This is either trivial or wrong:
Let $f:\mathbb S^1 \to \mathbb R$, where $\mathbb S^1 = [-1/2,1/2]/(-1/2\sim1/2)$ is the one-dimensional sphere, be such that $f\in L^1\big(\mathbb S^1\big)$; does it make sense to define $\tilde f:\mathbb R \to \mathbb R$ such that $\tilde f(x)= f(x)$ if $x\in (-1/2,1/2]$, and $\tilde f(x)= 0$ otherwise, and to say that for any $\kappa\in \mathbb Z$ $$\mathcal F \tilde f(u)|_{u=\kappa}:=\int_{\mathbb R}\tilde f(x)e^{2\pi i \kappa x }dx=\int_{\mathbb S^1} f(x) e^{2\pi i \kappa x }dx=:\mathcal F f(\kappa)?$$
I have some results about Fourier transforms of functions on $\mathbb R$ that I now need for functions on $\mathbb S^1$ and this argument would allow me to avoid reproving them. The definition of $\tilde f$ and the equality above seem to make sense computationally but for some reason my intuition tells me that they do not mathematically.
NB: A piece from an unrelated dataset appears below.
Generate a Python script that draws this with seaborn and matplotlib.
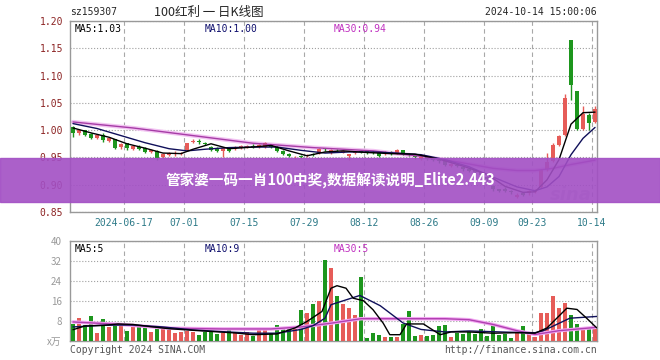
import matplotlib
matplotlib.use('Agg')
from matplotlib import pyplot as plt
from matplotlib.patches import Rectangle
import pandas as pd
import seaborn as sns

# daily K-line of sz159307, 2024-06-03 .. 2024-10-14 (88 trading days)
opens = [1.006, 0.994, 1.000, 0.993, 0.986, 0.992, 0.980, 0.983, 0.969, 0.976,
         0.966, 0.970, 0.968, 0.960, 0.962, 0.951, 0.954, 0.956, 0.956, 0.963,
         0.978, 0.980, 0.977, 0.970, 0.968, 0.961, 0.967, 0.966, 0.968, 0.969,
         0.971, 0.970, 0.969, 0.972, 0.970, 0.962, 0.957, 0.950, 0.953, 0.952,
         0.956, 0.958, 0.966, 0.958, 0.964, 0.959, 0.952, 0.958, 0.962, 0.961,
         0.960, 0.958, 0.957, 0.960, 0.958, 0.963, 0.957, 0.953, 0.948, 0.950,
         0.949, 0.946, 0.944, 0.935, 0.937, 0.932, 0.929, 0.927, 0.923, 0.915,
         0.898, 0.892, 0.893, 0.889, 0.878, 0.884, 0.884, 0.887, 0.896, 0.929,
         0.944, 0.973, 0.991, 1.165, 1.071, 1.002, 1.027, 1.015]
closes = [0.994, 1.001, 0.991, 0.985, 0.991, 0.982, 0.986, 0.968, 0.975, 0.967,
          0.971, 0.966, 0.960, 0.964, 0.949, 0.957, 0.958, 0.958, 0.958, 0.976,
          0.981, 0.979, 0.975, 0.963, 0.962, 0.967, 0.962, 0.969, 0.971, 0.971,
          0.970, 0.972, 0.976, 0.970, 0.962, 0.956, 0.952, 0.951, 0.951, 0.954,
          0.955, 0.966, 0.965, 0.963, 0.963, 0.961, 0.956, 0.960, 0.960, 0.958,
          0.958, 0.953, 0.959, 0.957, 0.963, 0.957, 0.954, 0.950, 0.950, 0.948,
          0.945, 0.943, 0.936, 0.938, 0.934, 0.928, 0.926, 0.924, 0.918, 0.910,
          0.892, 0.889, 0.888, 0.886, 0.882, 0.882, 0.888, 0.890, 0.927, 0.941,
          0.973, 0.989, 1.059, 1.082, 1.002, 1.029, 1.013, 1.038]
highs = [1.008, 1.003, 1.001, 0.995, 0.993, 0.994, 0.988, 0.984, 0.977, 0.977,
         0.973, 0.972, 0.970, 0.966, 0.963, 0.959, 0.960, 0.961, 0.960, 0.977,
         0.983, 0.983, 0.979, 0.971, 0.969, 0.969, 0.968, 0.971, 0.973, 0.973,
         0.974, 0.974, 0.978, 0.974, 0.971, 0.963, 0.958, 0.953, 0.955, 0.956,
         0.958, 0.968, 0.968, 0.965, 0.966, 0.963, 0.957, 0.962, 0.963, 0.962,
         0.961, 0.959, 0.961, 0.961, 0.965, 0.964, 0.958, 0.954, 0.952, 0.951,
         0.950, 0.947, 0.945, 0.940, 0.939, 0.933, 0.930, 0.928, 0.924, 0.916,
         0.900, 0.893, 0.895, 0.890, 0.885, 0.886, 0.890, 0.892, 0.929, 0.958,
         0.977, 0.991, 1.066, 1.165, 1.072, 1.044, 1.032, 1.044]
lows = [0.988, 0.992, 0.989, 0.983, 0.984, 0.978, 0.978, 0.965, 0.966, 0.963,
        0.964, 0.963, 0.958, 0.958, 0.945, 0.949, 0.952, 0.953, 0.954, 0.961,
        0.976, 0.975, 0.972, 0.961, 0.960, 0.951, 0.960, 0.964, 0.966, 0.967,
        0.968, 0.968, 0.967, 0.968, 0.960, 0.954, 0.950, 0.948, 0.949, 0.950,
        0.953, 0.956, 0.962, 0.956, 0.961, 0.958, 0.945, 0.956, 0.958, 0.956,
        0.956, 0.951, 0.955, 0.955, 0.957, 0.955, 0.952, 0.948, 0.946, 0.945,
        0.943, 0.940, 0.934, 0.933, 0.932, 0.925, 0.923, 0.921, 0.915, 0.907,
        0.889, 0.886, 0.886, 0.883, 0.875, 0.880, 0.882, 0.885, 0.894, 0.926,
        0.942, 0.971, 0.990, 1.055, 1.000, 1.000, 1.000, 1.013]
# volume in 万手
volumes = [6.5, 8.9, 6.3, 10.0, 3.2, 8.7, 5.6, 6.3, 6.3, 4.0,
           5.6, 5.6, 5.2, 3.6, 5.2, 5.6, 4.3, 3.2, 3.6, 3.9,
           3.3, 2.3, 3.3, 3.3, 2.5, 3.2, 4.3, 2.9, 2.3, 3.3,
           2.0, 4.3, 4.3, 2.9, 6.3, 4.9, 4.9, 5.2, 12.3, 10.9,
           14.7, 16.0, 32.4, 29.2, 18.0, 14.7, 13.2, 10.3, 25.6, 0.9,
           3.2, 2.3, 1.5, 1.5, 1.5, 6.7, 11.9, 1.9, 2.3, 2.0,
           2.3, 5.9, 6.3, 1.6, 3.2, 2.7, 3.6, 2.7, 4.7, 1.9,
           6.3, 2.3, 2.5, 0.9, 3.9, 5.9, 2.9, 1.5, 11.2, 11.2,
           18.0, 13.2, 15.2, 10.3, 6.7, 5.3, 5.3, 4.7]

# moving average lines at sample days
ma5_days = [0, 3, 6, 9, 12, 15, 18, 20, 23, 26, 30, 33, 36, 39, 42, 45, 49, 53,
            57, 61, 65, 69, 72, 75, 77, 79, 81, 83, 85, 87]
ma5_vals = [1.004, 0.995, 0.987, 0.975, 0.967, 0.958, 0.957, 0.965, 0.975, 0.966,
            0.969, 0.972, 0.962, 0.953, 0.960, 0.962, 0.959, 0.957, 0.956, 0.947,
            0.934, 0.919, 0.897, 0.886, 0.887, 0.909, 0.946, 1.011, 1.032, 1.033]
ma10_days = [0, 4, 8, 12, 16, 19, 22, 26, 30, 34, 38, 42, 46, 50, 54, 58, 62, 66,
             70, 74, 77, 79, 81, 83, 85, 87]
ma10_vals = [1.012, 1.003, 0.990, 0.977, 0.966, 0.962, 0.965, 0.968, 0.969, 0.969,
             0.963, 0.958, 0.960, 0.960, 0.958, 0.955, 0.946, 0.933, 0.914, 0.896,
             0.889, 0.896, 0.915, 0.955, 0.985, 1.005]
ma30_days = [0, 10, 20, 30, 40, 50, 58, 64, 70, 74, 77, 80, 83, 87]
ma30_vals = [1.015, 1.004, 0.990, 0.976, 0.968, 0.962, 0.952, 0.942, 0.930, 0.926,
             0.926, 0.930, 0.937, 0.945]

vma5_days = [0, 2, 5, 7.5, 10, 13, 16, 21, 27, 30, 34, 37, 39, 41.5, 43, 44, 45.5,
             46.7, 48.4, 50, 51.7, 52.8, 54.5, 55.6, 58.4, 59.5, 61.2, 63, 66, 70,
             74, 77, 79, 82.3, 84, 85.6, 87.3]
vma5_vals = [4.4, 5.9, 6.1, 6.7, 6.5, 5.6, 4.8, 4.0, 3.1, 2.4, 2.7, 5.1, 7.7, 11.7,
             21.0, 22.0, 21.0, 17.0, 16.0, 12.4, 7.0, 2.4, 2.4, 6.7, 6.7, 5.0, 2.4,
             3.5, 3.5, 3.0, 3.2, 3.0, 5.1, 13.0, 12.5, 9.0, 5.1]
vma10_days = [0, 5, 10, 15, 20, 25, 30, 34, 38, 40, 42, 43, 47.8, 51.2, 55, 58, 62,
              66, 70, 74, 77, 78.4, 82.8, 87.3]
vma10_vals = [5.5, 6.2, 6.3, 5.5, 4.3, 3.6, 3.0, 3.0, 4.5, 6.0, 9.0, 14.4, 18.1,
              14.0, 7.1, 4.5, 3.5, 3.9, 3.6, 3.3, 3.2, 4.0, 9.0, 9.7]
vma30_days = [0, 8, 16, 25, 33, 38, 43, 48, 55, 62, 66, 70, 74, 77, 81, 87]
vma30_vals = [7.5, 6.5, 5.0, 4.7, 4.7, 5.5, 7.0, 8.8, 8.8, 8.8, 8.4, 6.5, 4.0, 2.5,
              4.0, 5.3]

tick_days = [9, 19, 29, 39, 49, 59, 69, 77, 87]
tick_labels = ['2024-06-17', '07-01', '07-15', '07-29', '08-12', '08-26',
               '09-09', '09-23', '10-14']
price_ticks = [0.85, 0.90, 0.95, 1.00, 1.05, 1.10, 1.15, 1.20]
vol_ticks = [0, 8, 16, 24, 32, 40]
vol_labels = ['x万', '8', '16', '24', '32', '40']

df = pd.DataFrame({'open': opens, 'close': closes, 'high': highs,
                   'low': lows, 'vol': volumes})
df['day'] = range(len(df))
df['up'] = df['close'] >= df['open']

RED = '#e65c58'
GREEN = '#1d961d'
colors = [RED if u else GREEN for u in df['up']]

sns.set_style('white')
plt.rcParams['font.family'] = ['DejaVu Sans Mono', 'Noto Sans CJK SC']
cjk = ['Noto Sans CJK SC', 'DejaVu Sans']

fig = plt.figure(figsize=(6.6, 3.6), dpi=100)
ax = fig.add_axes([70 / 660, 1 - 212 / 360, 527 / 660, 191 / 360])
axv = fig.add_axes([70 / 660, 1 - 340.7 / 360, 527 / 660, 100 / 360])

# candles
body = (df['close'] - df['open']).abs().clip(lower=0.0015)
ax.vlines(df['day'], df['low'], df['high'], colors=colors, lw=1, zorder=3)
ax.bar(df['day'], body, bottom=df[['open', 'close']].min(axis=1), width=0.72,
       color=colors, edgecolor='none', linewidth=0, zorder=4)

sns.lineplot(x=ma30_days, y=ma30_vals, ax=ax, color='#f2c4f2', lw=3, zorder=2)
sns.lineplot(x=ma30_days, y=ma30_vals, ax=ax, color='#a63ca6', lw=1, zorder=5)
sns.lineplot(x=ma10_days, y=ma10_vals, ax=ax, color='#10105a', lw=1, zorder=5)
sns.lineplot(x=ma5_days, y=ma5_vals, ax=ax, color='black', lw=1, zorder=5)

# volume
axv.bar(df['day'], df['vol'], width=0.8, color=colors, edgecolor='none',
        linewidth=0, zorder=3)
sns.lineplot(x=vma30_days, y=vma30_vals, ax=axv, color='#f2a6f2', lw=2.5, zorder=4)
sns.lineplot(x=vma30_days, y=vma30_vals, ax=axv, color='#b040b0', lw=1, zorder=5)
sns.lineplot(x=vma10_days, y=vma10_vals, ax=axv, color='#10105a', lw=1, zorder=5)
sns.lineplot(x=vma5_days, y=vma5_vals, ax=axv, color='black', lw=1, zorder=5)

for a in (ax, axv):
    a.set_xlim(-0.5, 87.33)
    for d in tick_days:
        a.axvline(d - 0.5, color='#a8a8a8', lw=0.8, ls=(0, (4, 3)), zorder=1)
    a.yaxis.grid(True, color='#a0a0a0', lw=0.8, ls=':', zorder=1)
    a.tick_params(length=0)
    for s in a.spines.values():
        s.set_color('#999999')
        s.set_linewidth(1)
    a.set_xlabel('')
    a.set_ylabel('')

ax.set_ylim(0.85, 1.20)
ax.set_yticks(price_ticks)
ax.set_yticklabels(['%.2f' % v for v in price_ticks], color='#8c2323', fontsize=7)
ax.set_xticks([d - 0.5 for d in tick_days])
ax.set_xticklabels(tick_labels, color='#2d7a88', fontsize=7)
ax.tick_params(axis='y', pad=5)
ax.tick_params(axis='x', pad=4)

axv.set_ylim(0, 40)
axv.set_yticks(vol_ticks)
axv.set_yticklabels(vol_labels, color='#999999', fontsize=7, family=cjk)
axv.set_xticks([])
axv.tick_params(axis='y', pad=6)

# labels inside plots
ax.text(0.008, 0.985, 'MA5:1.03', transform=ax.transAxes, fontsize=7,
        color='black', va='top')
ax.text(0.256, 0.985, 'MA10:1.00', transform=ax.transAxes, fontsize=7,
        color='#10106e', va='top')
ax.text(0.501, 0.985, 'MA30:0.94', transform=ax.transAxes, fontsize=7,
        color='#c030c0', va='top')
axv.text(0.008, 0.97, 'MA5:5', transform=axv.transAxes, fontsize=7,
         color='black', va='top')
axv.text(0.256, 0.97, 'MA10:9', transform=axv.transAxes, fontsize=7,
         color='#10106e', va='top')
axv.text(0.501, 0.97, 'MA30:5', transform=axv.transAxes, fontsize=7,
         color='#c030c0', va='top')
ax.text(0.95, 0.09, 'sina', transform=ax.transAxes, fontsize=13, color='#d8d8d8',
        family='DejaVu Sans', style='italic', fontweight='bold', ha='center',
        va='center', zorder=2)

# header / footer
fig.text(70 / 660, 1 - 12 / 360, 'sz159307', fontsize=7, va='center')
fig.text(209 / 660, 1 - 12 / 360, '100红利 一 日K线图', fontsize=9, ha='center',
         va='center', family=cjk)
fig.text(597 / 660, 1 - 12 / 360, '2024-10-14 15:00:06', fontsize=7, ha='right',
         va='center')
fig.text(70 / 660, 1 - 350 / 360, 'Copyright 2024 SINA.COM', fontsize=7,
         color='#555555', va='center')
fig.text(597 / 660, 1 - 350 / 360, 'http://finance.sina.com.cn', fontsize=7,
         color='#555555', ha='right', va='center')

# purple banner across the price chart
fig.patches.append(Rectangle((0, 1 - 201.7 / 360), 1, 44 / 360,
                             transform=fig.transFigure, color='#a24fc4',
                             alpha=0.9, zorder=10))
fig.text(0.5, 1 - 180 / 360, '管家婆一码一肖100中奖,数据解读说明_Elite2.443',
         color='white', fontsize=10.5, fontweight='bold', ha='center',
         va='center', family=cjk, zorder=11)

fig.savefig('out.png', dpi=100)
The manipulation you described is correct, but it usually does not give an easy way to obtain results for the Fourier transform on $S^1$ from the results for the Fourier transform on $\mathbb{R}$. For example, $\tilde f$ is typically discontinuous even if $f$ is continuous, which is an obstacle to relating the smoothness of $f$ to the decay of its Fourier coefficients.
What happens in such cases is: $\mathcal F\tilde f$ has slow decay at infinity, but dips toward zero at integer points, thus aligning with the quickly decaying Fourier coefficients $\hat f(n)$. A simple illustration is $f\equiv 1$, where all Fourier coefficients except one are zero. Since $\tilde f=\chi_{[-1/2,1/2]}$, its Fourier transform is the sinc function with some normalization: it is pretty heavy-tailed (not in $L^1(\mathbb{R})$) but duly vanishes at the integers.
A relevant result on the relation between the Fourier transform of a function and the Fourier series of its periodization is the Poisson summation formula.